Thoughts: Wow! Okay, first this was probably the deepest I have felt "into" a card, and not like I was intellectualizing it instead of experiencing it, which is really cool. I hope I continue to be able to fall more and more into them. How weird that I pulled up those Arabic numerals! After I was finished, I went to the internet to see how I remembered them, and besides some horrible pronunciation, I had them pretty well! I'm guessing that my subconscious wanted to have a mantra in Sanskrit since that's fairly common, but since I don't know any, I went for the language I did know some from :laugh: But hey, I'll try meditating with those numbers tonight!

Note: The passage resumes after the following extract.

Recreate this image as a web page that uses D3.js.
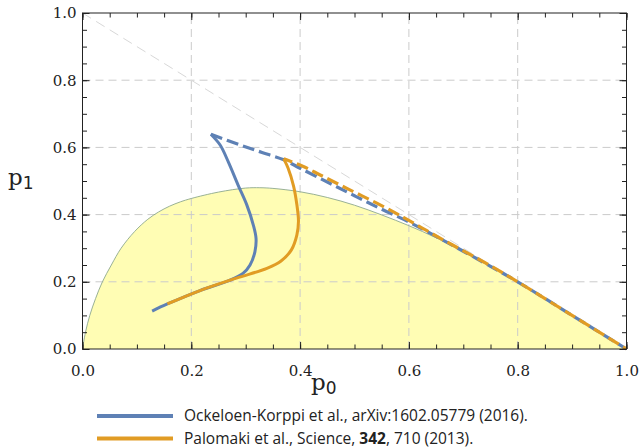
<!DOCTYPE html>
<html><head><meta charset="utf-8">
<script src="https://cdn.jsdelivr.net/npm/d3@7"></script>
<style>body{margin:0;background:#fff}svg{display:block}</style>
</head><body>
<svg id="c" width="642" height="448"></svg>
<script>
// ---- data ----
const xTicks = [0, 0.2, 0.4, 0.6, 0.8, 1.0];
const yTicks = [0, 0.2, 0.4, 0.6, 0.8, 1.0];
const gridVals = [0.2, 0.4, 0.6, 0.8];
// boundary of shaded (yellow) region
const boundaryP0 = [0, 0.0055, 0.0134, 0.024, 0.0366, 0.053, 0.071, 0.096, 0.12, 0.14, 0.16, 0.18, 0.2, 0.25, 0.3, 0.326, 0.35, 0.4, 0.45, 0.5, 0.55, 0.6, 0.65, 0.7, 0.75, 0.8, 0.9, 1.0];
const boundaryP1 = [0, 0.05, 0.1, 0.15, 0.2, 0.25, 0.3, 0.35, 0.386, 0.408, 0.425, 0.438, 0.448, 0.467, 0.479, 0.48, 0.478, 0.468, 0.451, 0.428, 0.399, 0.367, 0.331, 0.289, 0.245, 0.2, 0.1, 0];
// diagonal p0 + p1 = 1
const diagP0 = [0, 1];
const diagP1 = [1, 0];
// Ockeloen-Korppi et al. (blue)
const blueSolidP0 = [0.128, 0.156, 0.216, 0.27, 0.295, 0.308, 0.317, 0.319, 0.314, 0.302, 0.286, 0.268, 0.253, 0.236];
const blueSolidP1 = [0.113, 0.134, 0.174, 0.204, 0.225, 0.25, 0.29, 0.329, 0.369, 0.429, 0.488, 0.557, 0.607, 0.639];
const blueDashP0 = [0.236, 0.29, 0.33, 0.37, 0.4, 0.45, 0.5, 0.55, 0.6, 0.65, 0.7, 0.75, 0.8, 0.9, 1.0];
const blueDashP1 = [0.639, 0.607, 0.585, 0.563, 0.538, 0.497, 0.456, 0.416, 0.378, 0.335, 0.291, 0.246, 0.2, 0.1, 0];
// Palomaki et al. (orange)
const orangeSolidP0 = [0.156, 0.216, 0.283, 0.339, 0.365, 0.384, 0.394, 0.397, 0.394, 0.388, 0.378, 0.370];
const orangeSolidP1 = [0.134, 0.174, 0.211, 0.240, 0.262, 0.295, 0.339, 0.38, 0.43, 0.485, 0.538, 0.566];
const orangeDashP0 = [0.370, 0.406, 0.437, 0.486, 0.541, 0.590, 0.633, 0.682, 0.75, 0.8, 0.9, 1.0];
const orangeDashP1 = [0.566, 0.543, 0.518, 0.478, 0.434, 0.392, 0.352, 0.308, 0.248, 0.2, 0.1, 0];
const legendLabels = ["Ockeloen-Korppi et al., arXiv:1602.05779 (2016).", "Palomaki et al., Science, |342|, 710 (2013)."];

// ---- drawing ----
const blue = "#5e81b5", orange = "#e19c24";
const svg = d3.select("#c");
const L = 82.5, R = 626.5, T = 13, B = 349;
const x = d3.scaleLinear([0, 1], [L, R]);
const y = d3.scaleLinear([0, 1], [B, T]);
const zip = (a, b) => a.map((v, i) => [v, b[i]]);
const line = d3.line().x(d => x(d[0])).y(d => y(d[1]));
const smooth = d3.line().x(d => x(d[0])).y(d => y(d[1])).curve(d3.curveCatmullRom.alpha(0.5));

// shaded region
const bnd = zip(boundaryP0, boundaryP1);
svg.append("path").attr("d", smooth(bnd) + "Z").attr("fill", "#fffdb4").attr("stroke", "none");

// grid
const g = svg.append("g");
gridVals.forEach(v => {
  g.append("line").attr("x1", x(v)).attr("x2", x(v)).attr("y1", y(0)).attr("y2", y(1))
    .attr("stroke", "#cbcbcb").attr("stroke-width", 1).attr("stroke-dasharray", "8,5");
  g.append("line").attr("x1", x(0)).attr("x2", x(1)).attr("y1", y(v)).attr("y2", y(v))
    .attr("stroke", "#cbcbcb").attr("stroke-width", 1).attr("stroke-dasharray", "8,5");
});
// diagonal
svg.append("path").attr("d", line(zip(diagP0, diagP1))).attr("fill", "none")
  .attr("stroke", "#d8d8d8").attr("stroke-width", 1).attr("stroke-dasharray", "10,6");
// boundary stroke (curved part only)
svg.append("path").attr("d", smooth(bnd.filter(d => d[0] <= 0.8))).attr("fill", "none")
  .attr("stroke", "#8da88d").attr("stroke-width", 0.9);

// curves
svg.append("path").attr("d", smooth(zip(blueDashP0, blueDashP1))).attr("fill", "none")
  .attr("stroke", blue).attr("stroke-width", 3.2).attr("stroke-dasharray", "12,5");
svg.append("path").attr("d", smooth(zip(blueSolidP0, blueSolidP1))).attr("fill", "none")
  .attr("stroke", blue).attr("stroke-width", 3).attr("stroke-linejoin", "round");
svg.append("path").attr("d", smooth(zip(orangeDashP0, orangeDashP1))).attr("fill", "none")
  .attr("stroke", orange).attr("stroke-width", 3.2).attr("stroke-dasharray", "12,5").attr("stroke-dashoffset", 3);
svg.append("path").attr("d", smooth(zip(orangeSolidP0, orangeSolidP1))).attr("fill", "none")
  .attr("stroke", orange).attr("stroke-width", 3).attr("stroke-linejoin", "round");

// axes
const minor = d3.range(0, 1.0001, 0.05).map(v => +v.toFixed(2));
const fmt = d3.format(".1f");
const tickFont = "DejaVu Serif, serif";
function styleAxis(sel) {
  sel.select(".domain").remove();
  sel.selectAll("line").attr("stroke", "#222").attr("stroke-width", 1);
  sel.selectAll("text").attr("font-family", tickFont).attr("font-size", 15).attr("fill", "#222");
}
svg.append("g").attr("transform", `translate(0,${B})`)
  .call(d3.axisBottom(x).tickValues(xTicks).tickFormat(fmt).tickSizeInner(-7).tickSizeOuter(0).tickPadding(16)).call(styleAxis);
svg.append("g").attr("transform", `translate(0,${B})`)
  .call(d3.axisBottom(x).tickValues(minor).tickFormat("").tickSizeInner(-4.5).tickSizeOuter(0)).call(styleAxis);
svg.append("g").attr("transform", `translate(0,${T})`)
  .call(d3.axisTop(x).tickValues(xTicks).tickFormat("").tickSizeInner(-7).tickSizeOuter(0)).call(styleAxis);
svg.append("g").attr("transform", `translate(0,${T})`)
  .call(d3.axisTop(x).tickValues(minor).tickFormat("").tickSizeInner(-4.5).tickSizeOuter(0)).call(styleAxis);
svg.append("g").attr("transform", `translate(${L},0)`)
  .call(d3.axisLeft(y).tickValues(yTicks).tickFormat(fmt).tickSizeInner(-7).tickSizeOuter(0).tickPadding(6)).call(styleAxis);
svg.append("g").attr("transform", `translate(${L},0)`)
  .call(d3.axisLeft(y).tickValues(minor).tickFormat("").tickSizeInner(-4.5).tickSizeOuter(0)).call(styleAxis);
svg.append("g").attr("transform", `translate(${R},0)`)
  .call(d3.axisRight(y).tickValues(yTicks).tickFormat("").tickSizeInner(-7).tickSizeOuter(0)).call(styleAxis);
svg.append("g").attr("transform", `translate(${R},0)`)
  .call(d3.axisRight(y).tickValues(minor).tickFormat("").tickSizeInner(-4.5).tickSizeOuter(0)).call(styleAxis);
// frame
svg.append("rect").attr("x", L).attr("y", T).attr("width", R - L).attr("height", B - T)
  .attr("fill", "none").attr("stroke", "#222").attr("stroke-width", 1);

// axis labels
function axLabel(xp, yp, sub) {
  const t = svg.append("text").attr("x", xp).attr("y", yp).attr("fill", "#222");
  t.append("tspan").attr("font-family", "DejaVu Serif, serif").attr("font-size", 23).text("p");
  t.append("tspan").attr("font-family", "DejaVu Sans, sans-serif").attr("font-size", 17).attr("dy", 4).text(sub);
}
axLabel(311, 390, "0");
axLabel(8, 185, "1");

// legend
const legY = [416, 438.5];
const legColors = [blue, orange];
legendLabels.forEach((lab, i) => {
  svg.append("line").attr("x1", 97).attr("x2", 173).attr("y1", legY[i]).attr("y2", legY[i])
    .attr("stroke", legColors[i]).attr("stroke-width", 4);
  const t = svg.append("text").attr("x", 184).attr("y", legY[i] + 5).attr("font-family", "Open Sans, sans-serif")
    .attr("font-size", 15.5).attr("fill", "#222");
  lab.split("|").forEach((part, k) => {
    t.append("tspan").attr("font-weight", k % 2 ? "bold" : "normal").text(part);
  });
});
</script>
</body></html>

General Impressions of Card: I really love this card now that I've thought about it more and experienced it. The world is a scary and unpredictable place. The wheel turns, that which is stable becomes unstable, that which seems lost becomes found. But we don't have to be thrown around with it, gasping for air and grasping for a helping hand. If we find our own center, we will be able to ride through the turning with grace and peace.

Keywords: The English keyword on the Thai card is 'Up to You". Also: Cycles, Adaptation, Change, Seasons, Peace in Chaos

Quote: "Everything changes, nothing remains without change." -Buddha

Further Questions: In the lower part of the rope, there is a strange marking. It looks like a flame, or possibly the face of a bird. I am uncertain as to whether it is just a paint marking, as the artist clearly does not like to have any picture be "whole" and separate, and often paints lines and objects that overlap others in impossible ways, to show the innate inseparability of all, or if it is has a different deeper symbolic meaning. Something to think about when this card shows up in a reading, I think.